An Ambitious Mandate

First, for biofuels to qualify for the RFS, they have to meet certain greenhouse gas emissions requirements. Ethanol derived from corn has to achieve at least a 20 percent reduction in lifecycle emissions compared to gasoline, and biodiesel and advanced biofuels have to reduce their emissions by 50 percent compared to the petroleum fuel they would replace. Cellulosic biofuels have to achieve at least 60 percent lower emissions.

Second, the emission reductions have to be based on lifecycle studies—that is, calculations of all the emissions that result from making the fuel, from the field to the tank. Perhaps most importantly, the bill specifies that emissions from changes in land use must be considered—a factor that was not included in most early studies of the climate impact of U.S. biofuels. Land-use changes can have a profound influence on the net climate impact of a biofuel, particularly if the feedstock for the fuel was grown on newly converted land that had been storing large amounts of carbon in its vegetation and undisturbed soils.

Third, the RFS bill states that an administrator should “re-evaluate” conditions annually and adjust the fuel mandate and emissions requirements if the impacts on the land or the economy from increased production end up being higher than the benefits.
Room for Improvement

Although the sustainability requirements in the new RFS are far from perfect, these three caveats at least provide openings to demand more improvements. And there are many improvements that can be made to ensure that biofuels reach their potential for sustainable production.

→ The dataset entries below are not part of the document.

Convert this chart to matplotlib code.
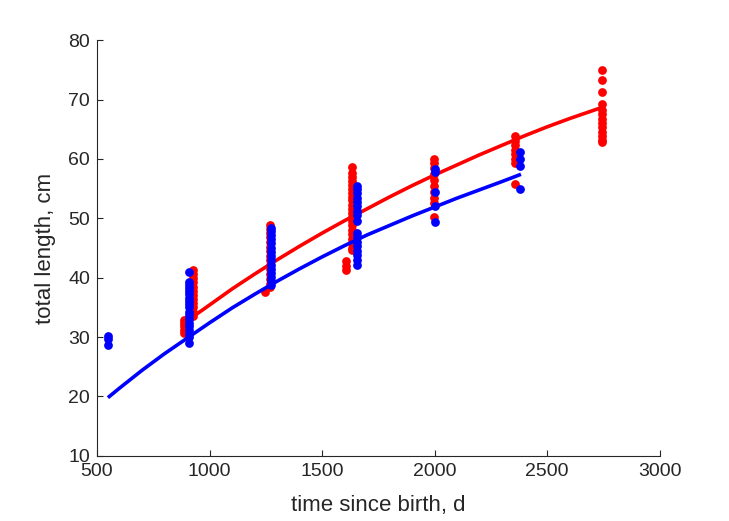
import matplotlib
matplotlib.use("Agg")
import matplotlib.pyplot as plt

# ---- data ----
# fitted curves
red_curve_t = [925, 1000, 1100, 1200, 1300, 1400, 1500, 1600, 1700, 1800, 1900, 2000,
               2100, 2200, 2300, 2400, 2500, 2600, 2700, 2745]
red_curve_L = [33.4, 35.4, 38.1, 40.6, 43.0, 45.3, 47.5, 49.6, 51.6, 53.6, 55.5, 57.3,
               59.0, 60.7, 62.3, 63.9, 65.4, 66.8, 68.1, 68.7]
blue_curve_t = [555, 600, 700, 800, 900, 1000, 1100, 1200, 1300, 1400, 1500, 1600,
                1700, 1800, 1900, 2000, 2100, 2200, 2300, 2376]
blue_curve_L = [20.0, 21.4, 24.4, 27.2, 29.8, 32.4, 34.9, 37.2, 39.4, 41.5, 43.5, 45.4,
                47.2, 48.8, 50.4, 51.9, 53.4, 54.8, 56.2, 57.3]

# observations (female = red, male = blue)
red_t = ([888] * 5 + [928] * 12 + [1270] * 15 + [1245] + [1635] * 21 + [1605] * 3
         + [1995] * 10 + [2358] * 8 + [2745] * 13)
red_L = ([32.8, 32.3, 31.8, 31.2, 30.7]
         + [41.3, 40.6, 39.9, 39.2, 38.5, 37.8, 37.1, 36.4, 35.7, 35.0, 34.3, 33.6]
         + [48.9, 48.2, 47.5, 46.8, 46.0, 45.2, 44.5, 43.7, 43.0, 42.2, 41.4, 40.6, 39.8, 39.0, 38.4]
         + [37.6]
         + [58.7, 57.6, 57.0, 56.3, 55.6, 55.0, 54.3, 53.6, 53.0, 52.3, 51.6, 50.9, 50.2,
            49.5, 48.8, 48.0, 47.3, 46.5, 45.8, 45.0, 44.6]
         + [42.8, 42.0, 41.3]
         + [60.0, 59.3, 58.5, 57.5, 56.5, 55.5, 54.5, 53.5, 52.5, 50.2]
         + [63.8, 63.0, 62.3, 61.5, 60.8, 60.0, 59.3, 55.8]
         + [75.0, 73.3, 71.3, 69.3, 68.3, 67.5, 66.8, 66.0, 65.3, 64.5, 63.8, 63.2, 62.8])

blue_t = ([550] * 3 + [911] * 19 + [1275] * 15 + [1657] * 17 + [2003] * 5 + [2381] * 4)
blue_L = ([30.2, 29.7, 28.6]
          + [41.0, 39.2, 38.8, 38.3, 37.8, 37.2, 36.6, 36.0, 35.5, 35.0, 34.3, 33.7,
             33.0, 32.4, 31.8, 31.2, 30.6, 30.0, 29.0]
          + [48.4, 47.8, 47.2, 46.5, 45.8, 45.0, 44.3, 43.6, 42.9, 42.2, 41.5, 40.8, 40.1, 39.4, 38.7]
          + [55.5, 55.0, 54.3, 53.5, 52.8, 52.0, 51.3, 50.5, 49.5,
             47.5, 46.8, 46.0, 45.3, 44.5, 43.8, 43.0, 42.2]
          + [58.3, 57.8, 54.5, 52.0, 49.3]
          + [61.2, 60.0, 58.8, 55.0])

x_ticks = [500, 1000, 1500, 2000, 2500, 3000]
y_ticks = [10, 20, 30, 40, 50, 60, 70, 80]

plt.rcParams['font.family'] = ['Liberation Sans', 'DejaVu Sans']

fig = plt.figure(figsize=(7.29, 5.21), dpi=100)
ax = fig.add_axes([0.133, 0.125, 0.772, 0.798])

ms = 6.3
ax.plot(red_t, red_L, 'o', color=(1, 0, 0), markersize=ms, markeredgewidth=0, zorder=2)
ax.plot(red_curve_t, red_curve_L, '-', color=(1, 0, 0), linewidth=2.6, zorder=3,
        solid_joinstyle='round')
ax.plot(blue_t, blue_L, 'o', color=(0, 0, 1), markersize=ms, markeredgewidth=0, zorder=4)
ax.plot(blue_curve_t, blue_curve_L, '-', color=(0, 0, 1), linewidth=2.6, zorder=5,
        solid_joinstyle='round')

ax.set_xlim(500, 3000)
ax.set_ylim(10, 80)
ax.set_xticks(x_ticks)
ax.set_yticks(y_ticks)

axc = (0.15, 0.15, 0.15)
for s in ['top', 'right']:
    ax.spines[s].set_visible(False)
for s in ['left', 'bottom']:
    ax.spines[s].set_color(axc)
    ax.spines[s].set_linewidth(0.8)
ax.tick_params(direction='in', length=4.5, width=0.8, colors=axc, labelsize=14, pad=5)
ax.set_xlabel('time since birth, d', fontsize=16, color=axc, labelpad=11)
ax.set_ylabel('total length, cm', fontsize=16, color=axc, labelpad=9)

fig.savefig('out.png', dpi=100)
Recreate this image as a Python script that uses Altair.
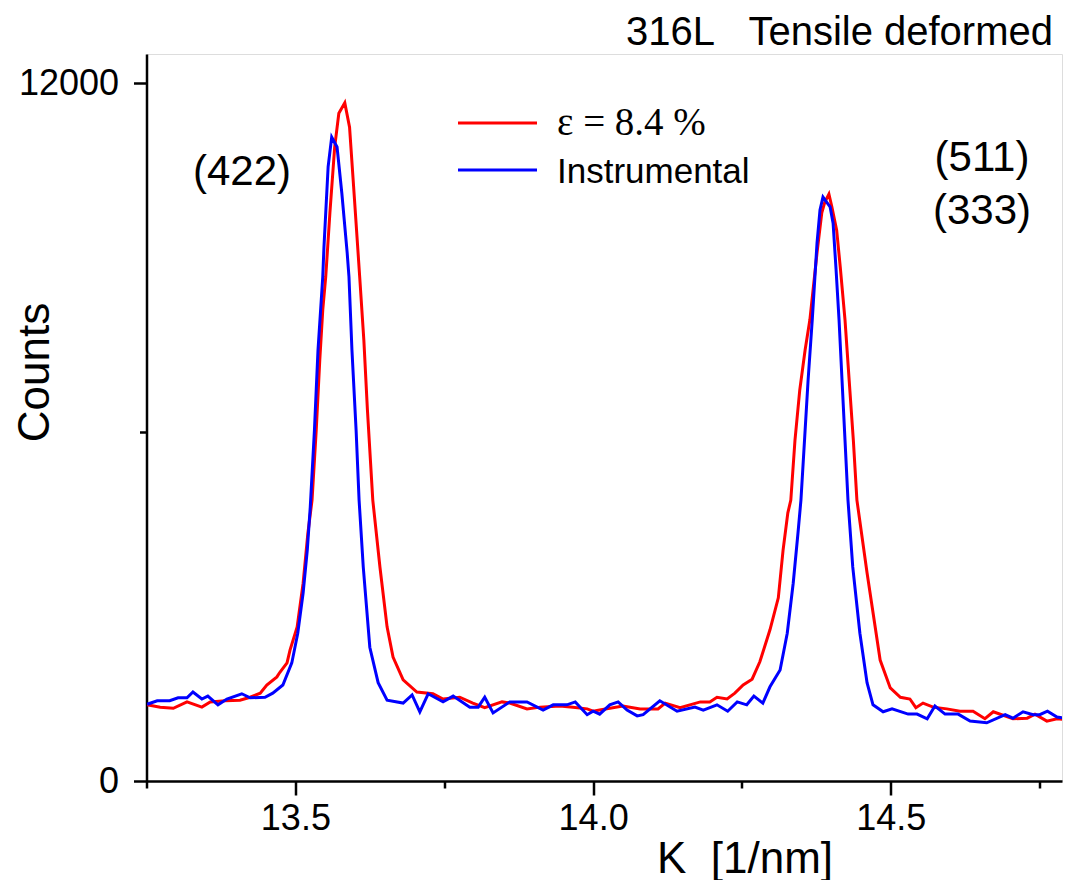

For example, the latest data on cellulosic ethanol made from switchgrass grown on marginal lands shows that the fuel will achieve emissions reductions of about 94 percent compared to gasoline. So why is the RFS content with only a 60 percent reduction? Why doesn’t it provide producers with an incentive to aim for the 94 percent reductions that the technology promises? Fortunately, as concerned citizens, we do have a lever for demanding higher standards and other improvements, since the new biofuels mandate and emissions requirements must be reviewed regularly.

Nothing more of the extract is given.